A lei precisa ser aperfeiçoada, pois obedecido o limite máximo salarial estabelecido administrativamente, e não por lei, pela Defensoria para atendimento da população hipossuficiente economicamente, nenhum policial fará jus ao benefício. O limite precisa ser ajustado pela DGP, QG e Defensoria.
Até lá, policiais continuarão sendo competentemente defendidos por associações e sindicatos, que, com refinada técnica jurídica, suprem realidade desconhecida nas Polícias do Primeiro Mundo, cujos organogramas contam com advogados, de carreira, para atuar na defesa de seus integrantes quando, supostamente, cometem crimes em serviço, conforme mostra o clássico filme Chuva Negra (1989), com Michael Douglas.
Embora segmentos radicais da população repudiem a lei nova, ela representa indiscutível avanço para as corajosas carreiras, historicamente mal pagas.

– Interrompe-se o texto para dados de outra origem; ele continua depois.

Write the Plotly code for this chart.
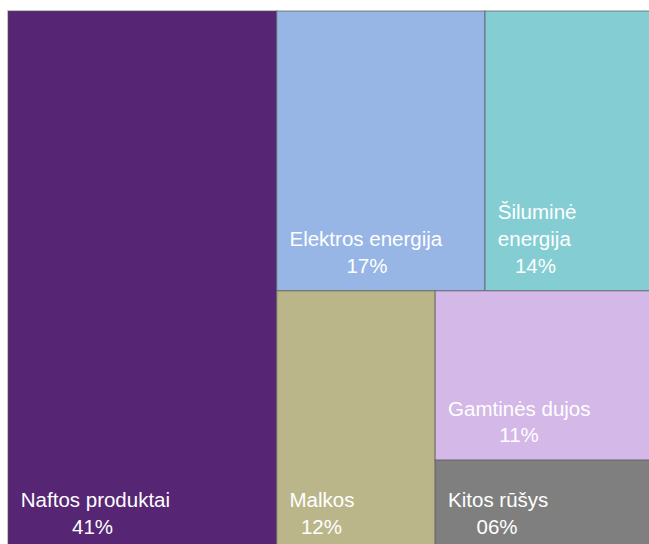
import plotly.graph_objects as go

labels = ["Naftos produktai", "Elektros energija", "Šiluminė energija", "Malkos", "Gamtinės dujos", "Kitos rūšys"]
label_lines = [["Naftos produktai"], ["Elektros energija"], ["Šiluminė", "energija"],
               ["Malkos"], ["Gamtinės dujos"], ["Kitos rūšys"]]
# shares estimated from tile areas (displayed as rounded percentages)
values = [41.4, 16.6, 13.7, 11.8, 10.7, 5.8]
pct_text = ["41%", "17%", "14%", "12%", "11%", "06%"]
colors = ["#562674", "#97B6E6", "#84CED3", "#BBB68A", "#D4B8E8", "#7F7F7F"]

# approximate Liberation Sans advance widths (em) for centring the label lines
W = {"a": .556, "b": .556, "d": .556, "e": .556, "f": .278, "g": .556, "i": .222, "j": .222,
     "k": .5, "l": .222, "m": .833, "n": .556, "o": .556, "p": .556, "r": .333, "s": .5,
     "t": .278, "u": .556, "y": .5, "ė": .556, "ū": .556, "š": .5, " ": .278, "N": .722,
     "E": .667, "Š": .667, "G": .778, "M": .833, "K": .667, "%": .889}
NB = "\u00a0"
SP = 0.278


def width(s):
    return sum(W.get(c, .556) for c in s)


def block(lines):
    mw = max(width(l) for l in lines)
    out = []
    for l in lines:
        n = int(round((mw - width(l)) / 2 / SP))
        out.append(NB + "\u2009" + NB * n + l)
    # invisible tall spacer on the last line lifts the block off the tile bottom
    out[-1] += "<span style='font-size:70px'>" + NB + "</span>"
    return "<br>".join(out)


texts = [block(ll + [p]) for ll, p in zip(label_lines, pct_text)]

fig = go.Figure(go.Treemap(
    labels=labels,
    parents=[""] * len(labels),
    values=values,
    text=texts,
    textinfo="text",
    textposition="bottom left",
    textfont=dict(family="Liberation Sans, Arial, sans-serif", size=20.5, color="white"),
    marker=dict(colors=colors, line=dict(width=1.5, color="rgba(80,80,80,0.45)"),
                pad=dict(t=0, l=0, r=0, b=0)),
    tiling=dict(packing="squarify", pad=0),
    pathbar=dict(visible=False),
    sort=True,
    hoverinfo="label+value",
))

fig.update_layout(
    width=657, height=552,
    margin=dict(l=8, r=0, t=11, b=0),
    paper_bgcolor="white",
)

# the chart is cropped by the page frame on the right and bottom edges
page_css = (
    "document.documentElement.style.overflow='hidden';"
    "document.body.style.overflow='hidden';"
    "document.body.style.margin='0';"
)

fig.write_html("out.html", config={"responsive": False, "displayModeBar": False},
               post_script=page_css)
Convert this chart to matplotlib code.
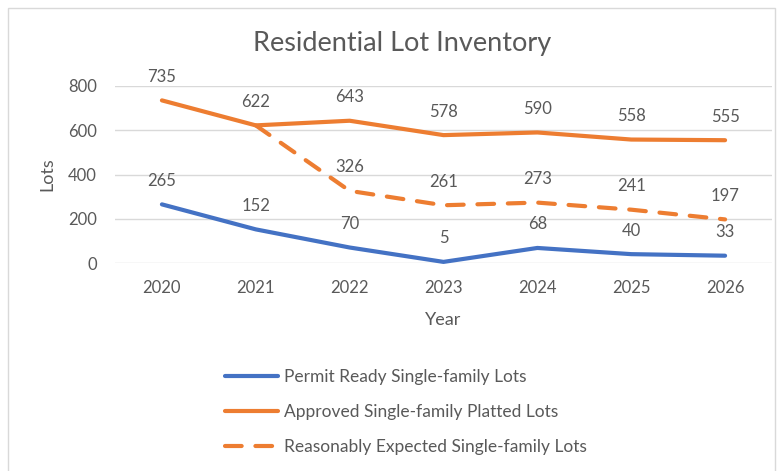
import numpy as np
import matplotlib
matplotlib.use("Agg")
import matplotlib.pyplot as plt
from matplotlib.patches import Rectangle

years = ["2020", "2021", "2022", "2023", "2024", "2025", "2026"]
permit_ready = [265, 152, 70, 5, 68, 40, 33]
approved_platted = [735, 622, 643, 578, 590, 558, 555]
reasonably_expected = [np.nan, 622, 326, 261, 273, 241, 197]

BLUE = "#4472C4"
ORANGE = "#ED7D31"
TEXT = "#595959"
GRID = "#D9D9D9"

plt.rcParams["font.family"] = ["Lato", "DejaVu Sans"]

fig = plt.figure(figsize=(7.83, 4.71), dpi=100)
ax = fig.add_axes([115 / 783, 1 - 263 / 471, (772 - 115) / 783, (263 - 86) / 471])

x = np.arange(len(years))

ax.plot(x, permit_ready, color=BLUE, lw=3, solid_capstyle="round",
        solid_joinstyle="round", label="Permit Ready Single-family Lots", clip_on=False)
ax.plot(x, approved_platted, color=ORANGE, lw=3, solid_capstyle="round",
        solid_joinstyle="round", label="Approved Single-family Platted Lots", clip_on=False)
ax.plot(x, reasonably_expected, color=ORANGE, lw=3, linestyle=(0, (4, 3.3)),
        dash_capstyle="round", label="Reasonably Expected Single-family Lots", clip_on=False)

# data labels above each point
for series in (permit_ready, approved_platted):
    for xi, v in zip(x, series):
        ax.annotate(str(v), (xi, v), xytext=(0, 17), textcoords="offset points",
                    ha="center", va="center", fontsize=12, color=TEXT)
for xi, v in zip(x[2:], reasonably_expected[2:]):
    ax.annotate(str(v), (xi, v), xytext=(0, 17), textcoords="offset points",
                ha="center", va="center", fontsize=12, color=TEXT)

ax.set_xlim(-0.5, len(years) - 0.5)
ax.set_ylim(0, 800)
ax.set_yticks([0, 200, 400, 600, 800])
ax.set_xticks(x)
ax.set_xticklabels(years)
ax.grid(axis="y", color=GRID, lw=1)
ax.set_axisbelow(True)
for s in ax.spines.values():
    s.set_visible(False)
ax.tick_params(length=0, labelsize=12, colors=TEXT, pad=12)
ax.tick_params(axis="y", pad=13)

ax.set_xlabel("Year", fontsize=13, color=TEXT, labelpad=12)
ax.set_ylabel("Lots", fontsize=13, color=TEXT, labelpad=9)

fig.text(402 / 783, 1 - 44 / 471, "Residential Lot Inventory", ha="center",
         va="center", fontsize=19.5, color=TEXT)

fig.legend(loc="upper left", bbox_to_anchor=(209 / 783, 1 - 353 / 471),
           frameon=False, fontsize=12.5, labelcolor=TEXT, handlelength=3.1,
           labelspacing=1.1, handletextpad=0.3)

# chart border
fig.add_artist(Rectangle((8 / 783, -0.05), (775 - 8) / 783, 1.05 - 8 / 471,
                         transform=fig.transFigure, fill=False, edgecolor=GRID, lw=1))

fig.savefig("out.png", dpi=100)
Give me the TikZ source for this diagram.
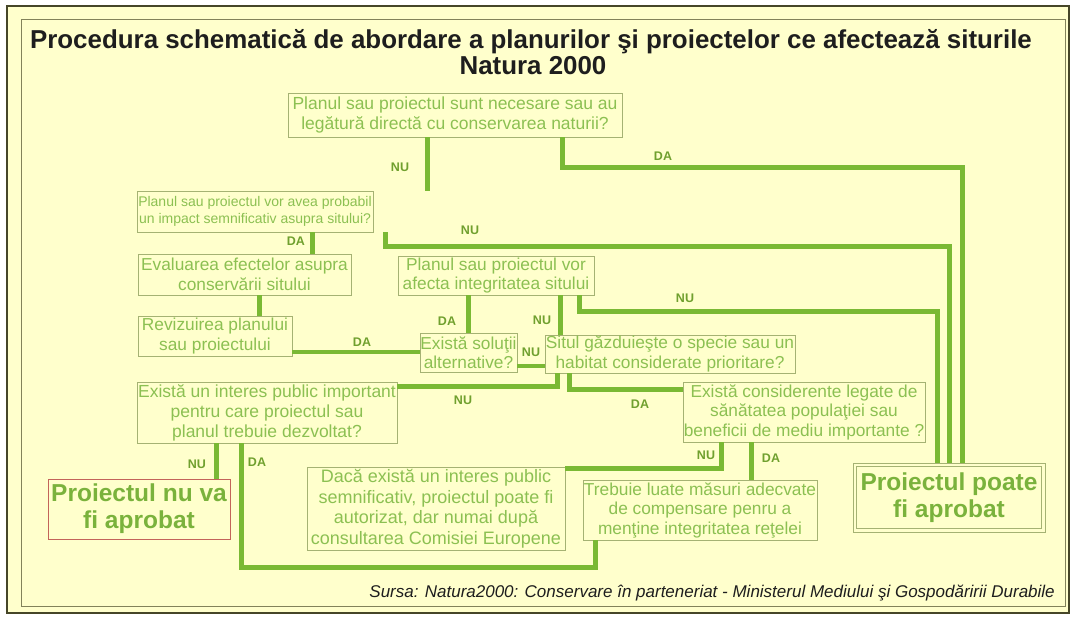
\documentclass[tikz,border=0pt]{standalone}
\usepackage{fontspec}
\setmainfont{Liberation Sans}
\definecolor{bg}{RGB}{255,255,204}
\definecolor{linegreen}{RGB}{122,185,52}
\definecolor{txtgreen}{RGB}{140,192,82}
\definecolor{lblgreen}{RGB}{112,160,46}
\definecolor{boxline}{RGB}{165,178,115}
\definecolor{bigtxt}{RGB}{122,178,60}
\definecolor{frameout}{RGB}{70,70,40}
\definecolor{framein}{RGB}{130,130,90}
\definecolor{redbox}{RGB}{195,100,90}
\definecolor{titletxt}{RGB}{30,30,30}
\newcommand\fsz[2]{\fontsize{#1}{#2}\selectfont}
\tikzset{
  box/.style={draw=boxline, line width=0.9pt, inner sep=0pt, align=center, text=txtgreen},
  bigbox/.style={inner sep=0pt, align=center, text=bigtxt, font=\bfseries\fsz{24.5}{27}},
  conn/.style={draw=linegreen, line width=4.5pt, line join=miter},
  lbl/.style={text=lblgreen, font=\bfseries\fsz{12.5}{14}, inner sep=0pt},
  titlestyle/.style={text=titletxt, font=\bfseries\fsz{25.9}{30}, inner sep=0pt, anchor=base}
}
\begin{document}
\begin{tikzpicture}[x=1pt,y=-1pt]
\useasboundingbox (0,0) rectangle (1072,621);
\fill[white] (0,0) rectangle (1072,621);
\fill[bg] (7,6) rectangle (1069,613);
\draw[framein, line width=1pt] (21,19) rectangle (1065,606);
\draw[frameout, line width=1.4pt] (7,6) rectangle (1069,613);

% title
\node[titlestyle] (t1) at (531,48) {Procedura schematică de abordare a planurilor şi proiectelor ce afectează siturile};
\node[titlestyle] (t2) at (533,74) {Natura 2000};

% boxes
\node[box, minimum width=334pt, minimum height=44pt, font=\fsz{17.5}{20}] (n1) at (455,115)
  {Planul sau proiectul sunt necesare sau au\\legătură directă cu conservarea naturii?};
\node[box, minimum width=236pt, minimum height=41pt, font=\fsz{14}{17}] (n2) at (255,211.5)
  {Planul sau proiectul vor avea probabil\\un impact semnificativ asupra sitului?};
\node[box, minimum width=213pt, minimum height=41pt, font=\fsz{17.3}{19.5}] (n3) at (244.5,274.5)
  {Evaluarea efectelor asupra\\conservării sitului};
\node[box, minimum width=154pt, minimum height=40pt, font=\fsz{17.3}{19.5}] (n4) at (215,336)
  {Revizuirea planului\\sau proiectului};
\node[box, minimum width=196pt, minimum height=39pt, font=\fsz{17.3}{19.5}] (n5) at (496,275.5)
  {Planul sau proiectul vor\\afecta integritatea sitului};
\node[box, minimum width=97pt, minimum height=39pt, font=\fsz{17.3}{19.5}] (n6) at (468.5,352.5)
  {Există soluţii\\alternative?};
\node[box, minimum width=250pt, minimum height=38pt, font=\fsz{17.3}{19.5}] (n7) at (670,354)
  {Situl găzduieşte o specie sau un\\habitat considerate prioritare?};
\node[box, minimum width=260pt, minimum height=61pt, font=\fsz{17.5}{20}] (n8) at (267,412.5)
  {Există un interes public important\\pentru care proiectul sau\\planul trebuie dezvoltat?};
\node[box, minimum width=242pt, minimum height=60pt, font=\fsz{17.3}{19.5}] (n9) at (804,412)
  {Există considerente legate de\\sănătatea populaţiei sau\\beneficii de mediu importante ?};
\node[box, minimum width=258pt, minimum height=83pt, font=\fsz{18}{20.5}] (n10) at (436,508.5)
  {Dacă există un interes public\\semnificativ, proiectul poate fi\\autorizat, dar numai după\\consultarea Comisiei Europene};
\node[box, minimum width=234pt, minimum height=60pt, font=\fsz{17.3}{19.5}] (n11) at (700,510)
  {Trebuie luate măsuri adecvate\\de compensare penru a\\menţine integritatea reţelei};
\node[bigbox, draw=redbox, line width=0.9pt, minimum width=182pt, minimum height=60pt] (n12) at (139,509)
  {Proiectul nu va\\fi aprobat};
\node[bigbox, draw=boxline, line width=0.9pt, minimum width=192pt, minimum height=69pt] (n13) at (949,497.5)
  {Proiectul poate\\fi aprobat};
\draw[boxline, line width=0.9pt] ([shift={(4pt,-4pt)}]n13.north west) rectangle ([shift={(-4pt,4pt)}]n13.south east);

% connectors
\draw[conn] ([xshift=140pt]n1.south west) -- ([xshift=140pt]n1.south west |- n2.north);
\draw[conn] ([xshift=275pt]n1.south west) -- ++(0,30) -| ([xshift=110pt]n13.north west);
\draw[conn] ([xshift=176pt]n2.south west) -- ([xshift=176pt]n2.south west |- n3.north);
\draw[conn] ([xshift=249pt]n2.south west) -- ++(0,14) -| ([xshift=97pt]n13.north west);
\draw[conn] ([xshift=122pt]n3.south west) -- ([xshift=122pt]n3.south west |- n4.north);
\draw[conn] ([yshift=-16pt]n4.east) -- ([yshift=-16pt]n4.east -| n6.west);
\draw[conn] ([xshift=71pt]n5.south west) -- ([xshift=71pt]n5.south west |- n6.north);
\draw[conn] ([xshift=163pt]n5.south west) -- ([xshift=163pt]n5.south west |- n7.north);
\draw[conn] ([xshift=182pt]n5.south west) -- ++(0,16) -| ([xshift=85pt]n13.north west);
\draw[conn] ([yshift=-13.5pt]n6.east) -- ([yshift=-13.5pt]n6.east -| n7.west);
\draw[conn] ([xshift=13pt]n7.south west) |- ([yshift=-5pt]n8.north east);
\draw[conn] ([xshift=25pt]n7.south west) |- ([yshift=-8pt]n9.north west);
\draw[conn] ([xshift=80pt]n8.south west) -- ([xshift=80pt]n8.south west |- n12.north);
\draw[conn] ([xshift=105pt]n8.south west) -- ++(0,124) -| ([xshift=13pt]n11.south west);
\draw[conn] ([xshift=39pt]n9.south west) |- ([yshift=-2pt]n10.north east);
\draw[conn] ([xshift=69pt]n9.south west) -- ([xshift=69pt]n9.south west |- n11.north);

% labels
\node[lbl] (l1) at (400,167) {NU};
\node[lbl] (l2) at (663,156) {DA};
\node[lbl] (l3) at (296,241) {DA};
\node[lbl] (l4) at (470,230) {NU};
\node[lbl] (l5) at (362,342) {DA};
\node[lbl] (l6) at (447,321) {DA};
\node[lbl] (l7) at (542,320) {NU};
\node[lbl] (l8) at (685,298) {NU};
\node[lbl] (l9) at (531,352) {NU};
\node[lbl] (l10) at (463,400) {NU};
\node[lbl] (l11) at (640,404) {DA};
\node[lbl] (l12) at (197,464) {NU};
\node[lbl] (l13) at (257,462) {DA};
\node[lbl] (l14) at (706,455) {NU};
\node[lbl] (l15) at (771,458) {DA};

% source
\node[anchor=base east, inner sep=0pt, text=titletxt, font=\itshape\fsz{17}{20}] (src) at (1055,597)
  {Sursa: Natura2000: Conservare în parteneriat - Ministerul Mediului şi Gospodăririi Durabile};
\end{tikzpicture}
\end{document}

Policiais, hoje, precisam colocar dinheiro próprio para enfrentar tais contingências, quando não afiliados a sindicatos ou associações, o que é injusto.
O ideal de Telhada e de Olin foi recepcionado, recentemente, pelo presidente Bolsonaro que mandou a AGU defender policiais federais. Entretanto, a OAB/SP proporá ADI, Ação Direta de Inconstitucionalidade, face à Lei Telhada-Olim, por supostos vícios, pois, entende que a iniciativa deveria ser da Defensoria Pública cuja lei criadora fala em acusados, e não policiais, necessitados e hipossuficientes economicamente.
São Paulo deveria amar mais seus anjos da guarda!!!
Carlos Alberto Marchi de Queiroz é professor de Direito pela Fadusp e membro da Academia Campinense de Letras.